-- Source data --
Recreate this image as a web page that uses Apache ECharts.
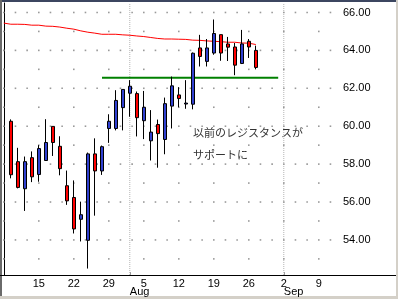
<!DOCTYPE html>
<html>
<head>
<meta charset="utf-8">
<script src="https://cdn.jsdelivr.net/npm/echarts@6/dist/echarts.min.js"></script>
<style>
  html, body { margin: 0; padding: 0; background: #fff; }
  #chart { width: 398px; height: 299px; }
</style>
</head>
<body>
<div id="chart"></div>
<script>
// trading day index (0 = Jul 8)
var days   = [1, 2, 3, 4, 5, 6, 7, 8, 9, 10, 11, 12, 13, 14, 15, 16, 17, 18, 19, 20, 21, 22, 23, 24, 25, 26, 27, 28, 29, 30, 31, 32, 33, 34, 35, 36];
var opens  = [60.26, 58.13, 56.70, 58.34, 57.45, 58.19, 59.99, 58.94, 56.86, 56.24, 55.09, 53.98, 58.54, 57.64, 59.88, 59.88, 60.98, 61.74, 61.72, 60.29, 59.23, 60.09, 59.30, 61.06, 61.65, 61.17, 61.16, 64.13, 63.42, 63.86, 64.83, 64.34, 64.18, 63.31, 64.48, 64.00];
var closes = [57.44, 56.77, 58.13, 57.33, 58.82, 59.14, 59.14, 57.76, 56.06, 54.58, 55.33, 58.54, 57.64, 58.92, 60.26, 61.36, 61.94, 62.11, 60.45, 61.00, 59.69, 59.61, 61.19, 62.13, 61.46, 61.22, 63.85, 63.68, 64.13, 64.89, 63.86, 64.17, 63.22, 64.34, 64.18, 63.10];
var lows   = [57.25, 56.72, 55.53, 57.05, 57.07, 58.19, 58.43, 57.41, 55.85, 54.34, 53.92, 52.49, 55.28, 57.43, 59.12, 59.78, 59.78, 60.50, 59.46, 59.32, 58.19, 57.81, 58.52, 59.88, 61.00, 60.92, 60.89, 63.15, 63.15, 63.77, 63.45, 63.44, 62.69, 63.28, 63.60, 63.00];
var highs  = [60.36, 58.86, 58.40, 58.67, 59.00, 60.37, 59.99, 59.47, 57.66, 57.14, 56.02, 58.61, 59.36, 58.98, 60.63, 61.90, 61.94, 62.43, 61.83, 61.86, 60.85, 60.35, 61.51, 62.62, 62.06, 62.43, 63.89, 64.82, 64.60, 65.63, 64.83, 64.71, 64.39, 65.08, 64.60, 64.25];

// moving average, from day 0
var maDays = [0, 1, 2, 3, 4, 5, 6, 7, 8, 9, 10, 11, 12, 13, 14, 15, 16, 17, 18, 19, 20, 21, 22, 23, 24, 25, 26, 27, 28, 29, 30, 31, 32, 33, 34, 35, 36];
var maValues = [65.44, 65.38, 65.38, 65.37, 65.33, 65.33, 65.28, 65.27, 65.23, 65.17, 65.12, 65.03, 64.96, 64.91, 64.85, 64.85, 64.85, 64.82, 64.80, 64.76, 64.73, 64.68, 64.63, 64.60, 64.60, 64.59, 64.58, 64.54, 64.53, 64.50, 64.48, 64.46, 64.43, 64.43, 64.39, 64.38, 64.31];

// support line (old resistance)
var supportDays = [14.03, 39.2];
var supportLevel = 62.55;

// x labels (mondays) and months
var weekDays = [5, 10, 15, 20, 25, 30, 35, 40, 45];
var weekLabels = ['15', '22', '29', '5', '12', '19', '26', '2', '9'];
var monthDays = [18, 40];
var monthLabels = ['Aug', 'Sep'];

// price ticks
var majorTicks = [54, 56, 58, 60, 62, 64, 66];
var minorTicks = [53, 55, 57, 59, 61, 63, 65];

var xMin = -0.543, xMax = 48.03;
var yMin = 52.15, yMax = 66.5;
var gridColor = '#9a9a9a';

var candleData = [];
for (var i = 0; i < days.length; i++) {
  candleData.push([days[i], opens[i], closes[i], lows[i], highs[i]]);
}
var maData = maDays.map(function (d, i) { return [d, maValues[i]]; });
var supportData = supportDays.map(function (d) { return [d, supportLevel]; });

// dotted grid: dots every third of a week on major rows, one per week on minor rows
var gridDots = [];
majorTicks.forEach(function (v) {
  for (var j = 0; j * 5 / 3 < xMax; j++) gridDots.push([j * 5 / 3, v]);
});
minorTicks.forEach(function (v) {
  for (var k = 0; k * 5 < xMax; k++) gridDots.push([k * 5, v]);
});

var gridSeries = [{
  type: 'scatter', silent: true, z: 2,
  data: gridDots,
  symbol: 'rect',
  symbolSize: 1.6,
  itemStyle: { color: gridColor, opacity: 1 }
}];
monthDays.forEach(function (d) {
  gridSeries.push({
    type: 'line', silent: true, symbol: 'none', z: 1,
    data: [[d, yMin], [d, yMax]],
    lineStyle: { color: '#b4b4b4', width: 1, type: 'dotted' }
  });
});

var chart = echarts.init(document.getElementById('chart'));
chart.setOption({
  backgroundColor: '#fff',
  animation: false,
  grid: { left: 0, right: 58, top: 3, bottom: 24 },
  xAxis: [
    {
      type: 'value',
      min: xMin,
      max: xMax,
      axisLine: { show: true, lineStyle: { color: '#000', width: 1 } },
      axisTick: { show: false },
      splitLine: { show: false },
      axisLabel: {
        customValues: weekDays,
        formatter: function (v) { return weekLabels[weekDays.indexOf(v)]; },
        color: '#000',
        fontFamily: 'Liberation Sans',
        fontSize: 11,
        margin: 3
      }
    },
    {
      type: 'value',
      min: xMin,
      max: xMax,
      position: 'bottom',
      axisLine: { show: false },
      axisTick: { show: true, inside: true, length: 3, customValues: monthDays, lineStyle: { color: '#999' } },
      splitLine: { show: false },
      axisLabel: {
        customValues: monthDays,
        formatter: function (v) { return monthLabels[monthDays.indexOf(v)]; },
        align: 'left',
        color: '#000',
        fontFamily: 'Liberation Sans',
        fontSize: 11,
        margin: 11
      }
    }
  ],
  yAxis: {
    type: 'value',
    position: 'right',
    min: yMin,
    max: yMax,
    scale: true,
    axisLine: { show: true, lineStyle: { color: '#000', width: 1 } },
    axisTick: { show: false },
    splitLine: { show: false },
    axisLabel: {
      customValues: majorTicks,
      formatter: function (v) { return v.toFixed(2); },
      color: '#000',
      fontFamily: 'Liberation Sans',
      fontSize: 11,
      margin: 3
    }
  },
  series: gridSeries.concat([
    {
      name: 'MA',
      type: 'line',
      data: maData,
      symbol: 'none',
      z: 3,
      lineStyle: { color: '#ff0000', width: 1 }
    },
    {
      name: 'support',
      type: 'line',
      data: supportData,
      symbol: 'none',
      z: 3,
      lineStyle: { color: '#008000', width: 2 }
    },
    {
      name: 'price',
      type: 'candlestick',
      data: candleData,
      barWidth: 4,
      z: 4,
      itemStyle: {
        color: '#3040d0',
        color0: '#ff0000',
        borderColor: '#000',
        borderColor0: '#000',
        borderColorDoji: '#000',
        borderWidth: 1
      }
    }
  ]),
  graphic: [
    { type: 'line', shape: { x1: 340, y1: 275.5, x2: 398, y2: 275.5 }, style: { stroke: '#000', lineWidth: 1 } },
    { type: 'text', left: 193, top: 127, style: { text: '以前のレジスタンスが', fill: '#333', font: '11px "Noto Sans CJK JP"' } },
    { type: 'text', left: 193, top: 149, style: { text: 'サポートに', fill: '#333', font: '11px "Noto Sans CJK JP"' } },
    { type: 'rect', shape: { x: 0, y: 0, width: 398, height: 2 }, style: { fill: '#3c4660' } },
    { type: 'rect', shape: { x: 0, y: 0, width: 2, height: 299 }, style: { fill: '#6a6a6a' } },
    { type: 'rect', shape: { x: 0, y: 296, width: 398, height: 3 }, style: { fill: '#d4d0c8' } },
    { type: 'rect', shape: { x: 396, y: 0, width: 2, height: 299 }, style: { fill: '#d4d0c8' } }
  ]
});
</script>
</body>
</html>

-- Given task --
Starting at the top of the listing above, please restate word for word each line up to and including the one that holds "65.08, 64.60, 64.25];", omitting every image.

-- The completed task --
Recreate this image as a web page that uses Apache ECharts.
<!DOCTYPE html>
<html>
<head>
<meta charset="utf-8">
<script src="https://cdn.jsdelivr.net/npm/echarts@6/dist/echarts.min.js"></script>
<style>
  html, body { margin: 0; padding: 0; background: #fff; }
  #chart { width: 398px; height: 299px; }
</style>
</head>
<body>
<div id="chart"></div>
<script>
// trading day index (0 = Jul 8)
var days   = [1, 2, 3, 4, 5, 6, 7, 8, 9, 10, 11, 12, 13, 14, 15, 16, 17, 18, 19, 20, 21, 22, 23, 24, 25, 26, 27, 28, 29, 30, 31, 32, 33, 34, 35, 36];
var opens  = [60.26, 58.13, 56.70, 58.34, 57.45, 58.19, 59.99, 58.94, 56.86, 56.24, 55.09, 53.98, 58.54, 57.64, 59.88, 59.88, 60.98, 61.74, 61.72, 60.29, 59.23, 60.09, 59.30, 61.06, 61.65, 61.17, 61.16, 64.13, 63.42, 63.86, 64.83, 64.34, 64.18, 63.31, 64.48, 64.00];
var closes = [57.44, 56.77, 58.13, 57.33, 58.82, 59.14, 59.14, 57.76, 56.06, 54.58, 55.33, 58.54, 57.64, 58.92, 60.26, 61.36, 61.94, 62.11, 60.45, 61.00, 59.69, 59.61, 61.19, 62.13, 61.46, 61.22, 63.85, 63.68, 64.13, 64.89, 63.86, 64.17, 63.22, 64.34, 64.18, 63.10];
var lows   = [57.25, 56.72, 55.53, 57.05, 57.07, 58.19, 58.43, 57.41, 55.85, 54.34, 53.92, 52.49, 55.28, 57.43, 59.12, 59.78, 59.78, 60.50, 59.46, 59.32, 58.19, 57.81, 58.52, 59.88, 61.00, 60.92, 60.89, 63.15, 63.15, 63.77, 63.45, 63.44, 62.69, 63.28, 63.60, 63.00];
var highs  = [60.36, 58.86, 58.40, 58.67, 59.00, 60.37, 59.99, 59.47, 57.66, 57.14, 56.02, 58.61, 59.36, 58.98, 60.63, 61.90, 61.94, 62.43, 61.83, 61.86, 60.85, 60.35, 61.51, 62.62, 62.06, 62.43, 63.89, 64.82, 64.60, 65.63, 64.83, 64.71, 64.39, 65.08, 64.60, 64.25];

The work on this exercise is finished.